Survivors’ Stories

Anna’s story 

I no longer care what Sean thinks of me and I can’t tell you how good this feels. We split up three years ago and share two amazing children and for this reason, there is no escaping the contact I have with him anytime soon.

Sean is a covert narcissist, not out there and open about how vile he is. In a lot of ways I think I’d prefer the overt abuse, it’s more honest somehow, not this horrible pretence at being reasonable but with a willingness to dig the knife in at every opportunity. He has fooled a lot of people with his subtle hostility towards me that’s always dressed up as concern. He fooled me for quite a while too. But even when I’d worked out his game and understood the tricks he was playing on me, even when I’d left the relationship, I was still trying to prove myself to him. I still wanted him to acknowledge that I am a good mother, still trying to win his approval and doing my best to show him I was putting the children above my own needs. Of course, he always cruelly withheld any approval, and continued to make very subtle, almost under the radar of conscious detection digs at me. None of my efforts paid off, and I was doing more with the children than I’d have liked, always conscious they may pass information on to him.

When I think about it it seems crazy that I’d been trying to win the approval of a man who had abused me so badly. But there is something pretty hideous about having your mothering skills trashed, and I’d been so desperate for acknowledgement that I wasn’t the selfish mother he made me out to be that it didn’t occur to me that to hope to win approval from an unreasonable man on a subtle campaign of hate against me was destine to fail.   
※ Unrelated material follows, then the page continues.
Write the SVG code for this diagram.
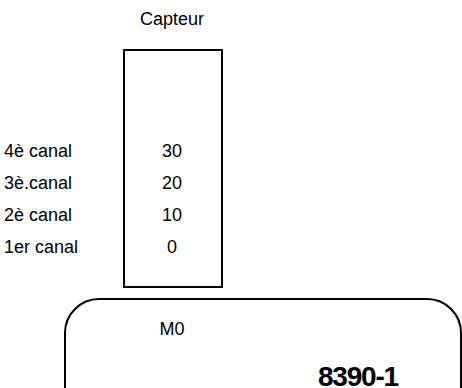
<svg xmlns="http://www.w3.org/2000/svg" width="462" height="388" viewBox="0 0 462 388">
<style>
text{font-family:"Liberation Sans",Arial,Helvetica,sans-serif;font-size:18px;fill:#000}
.c{text-anchor:middle}
.b{font-weight:bold;font-size:28px;letter-spacing:-1.2px}
.s{fill:none;stroke:#000;stroke-width:2}
</style>
<rect width="462" height="388" fill="#fff"/>
<g id="capteur">
<text class="c" x="172" y="25">Capteur</text>
<rect class="s" x="124" y="50" width="98" height="237"/>
<text class="c" x="172" y="157">30</text>
<text class="c" x="172" y="189">20</text>
<text class="c" x="172" y="221">10</text>
<text class="c" x="172" y="253">0</text>
</g>
<g id="labels">
<text x="4" y="157">4è canal</text>
<text x="4" y="189">3è.canal</text>
<text x="4" y="221">2è canal</text>
<text x="4" y="253">1er canal</text>
</g>
<g id="module">
<path class="s" d="M65,388 V333 A34,34 0 0 1 99,299 H427 A34,34 0 0 1 461,333 V388"/>
<text class="c" x="172" y="335">M0</text>
<text class="b c" x="358" y="386">8390-1</text>
</g>
<g id="connectors"/>
</svg>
My lightbulb moment came when a friend asked – “Why would his opinion of you ever matter to you, aren’t you beyond being concerned?”  

This made me think and very quickly conclude that of course, he would never give his approval, his behaviour was not based on reason, only on his need to abuse me. Why on earth would I still be hoping for his approval?
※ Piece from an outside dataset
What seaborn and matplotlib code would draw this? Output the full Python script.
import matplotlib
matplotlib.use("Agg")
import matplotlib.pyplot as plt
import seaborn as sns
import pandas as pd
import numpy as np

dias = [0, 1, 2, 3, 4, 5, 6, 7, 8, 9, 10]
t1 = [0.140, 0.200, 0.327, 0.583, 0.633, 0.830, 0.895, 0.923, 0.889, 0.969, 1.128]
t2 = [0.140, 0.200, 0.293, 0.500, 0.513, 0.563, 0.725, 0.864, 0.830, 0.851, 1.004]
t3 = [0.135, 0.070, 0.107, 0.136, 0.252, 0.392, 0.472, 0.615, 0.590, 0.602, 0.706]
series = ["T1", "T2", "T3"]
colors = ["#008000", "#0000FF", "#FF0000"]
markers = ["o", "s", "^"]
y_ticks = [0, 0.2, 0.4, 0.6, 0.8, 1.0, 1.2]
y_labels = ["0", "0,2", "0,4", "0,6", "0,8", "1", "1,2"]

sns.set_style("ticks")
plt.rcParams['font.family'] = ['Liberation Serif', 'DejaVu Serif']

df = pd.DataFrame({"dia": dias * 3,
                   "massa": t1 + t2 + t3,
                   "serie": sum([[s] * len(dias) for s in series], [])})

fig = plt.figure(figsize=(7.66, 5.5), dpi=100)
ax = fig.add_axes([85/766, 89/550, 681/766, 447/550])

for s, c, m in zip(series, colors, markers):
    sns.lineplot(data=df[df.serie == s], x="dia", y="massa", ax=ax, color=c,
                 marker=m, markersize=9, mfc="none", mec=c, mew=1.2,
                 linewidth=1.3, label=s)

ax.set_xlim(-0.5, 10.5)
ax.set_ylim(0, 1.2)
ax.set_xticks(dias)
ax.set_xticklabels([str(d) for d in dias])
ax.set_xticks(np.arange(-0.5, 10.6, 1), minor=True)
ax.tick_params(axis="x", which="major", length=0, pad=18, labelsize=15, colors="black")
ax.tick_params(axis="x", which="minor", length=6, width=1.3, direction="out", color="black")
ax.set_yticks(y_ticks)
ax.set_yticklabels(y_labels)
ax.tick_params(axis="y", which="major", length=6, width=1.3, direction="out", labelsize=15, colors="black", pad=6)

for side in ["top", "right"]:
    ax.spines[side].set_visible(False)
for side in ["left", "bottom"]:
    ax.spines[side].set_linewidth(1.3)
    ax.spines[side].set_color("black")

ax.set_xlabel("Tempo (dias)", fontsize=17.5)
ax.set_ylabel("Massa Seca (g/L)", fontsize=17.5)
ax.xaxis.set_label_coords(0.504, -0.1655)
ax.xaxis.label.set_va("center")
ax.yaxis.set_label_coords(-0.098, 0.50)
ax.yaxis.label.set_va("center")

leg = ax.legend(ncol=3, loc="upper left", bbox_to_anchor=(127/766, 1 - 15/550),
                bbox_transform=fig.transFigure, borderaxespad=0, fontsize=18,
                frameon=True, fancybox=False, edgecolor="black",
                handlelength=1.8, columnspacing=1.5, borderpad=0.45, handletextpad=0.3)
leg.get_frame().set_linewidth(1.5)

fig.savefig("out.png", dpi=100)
I found this revelation liberating. I was able to relax around the children. I’ve since realised that always putting them first isn’t necessarily helpful to them – my needs matter too and they need to know this. Reading his subtle little digs in the handover book no longer wounded me – “Anna, could I please ask that you make sure our children are provided with nutritious school meals, Lucy tells me you’ve sent her with crisps, we’ve discussed this before and you know I don’t approve.” Comments such as this would have had derailed my day, made me feel that I’d failed and been lazy, but not anymore. Sean no longer has the ability to wound me, his comments don’t hurt, his accusations feel irrelevant to me. I’ve taken away his power to hurt me, and all with a small adjustment in my thinking.

I know that I can’t control Sean’s behaviour, only mine. Whatever he says to me will only wound me as much as I allow it to. I visualise him as being surrounded by a cloud of poisonous fog. This fog used to drift my way and make me feel ill, I allowed it to by being too focused on him, but not anymore.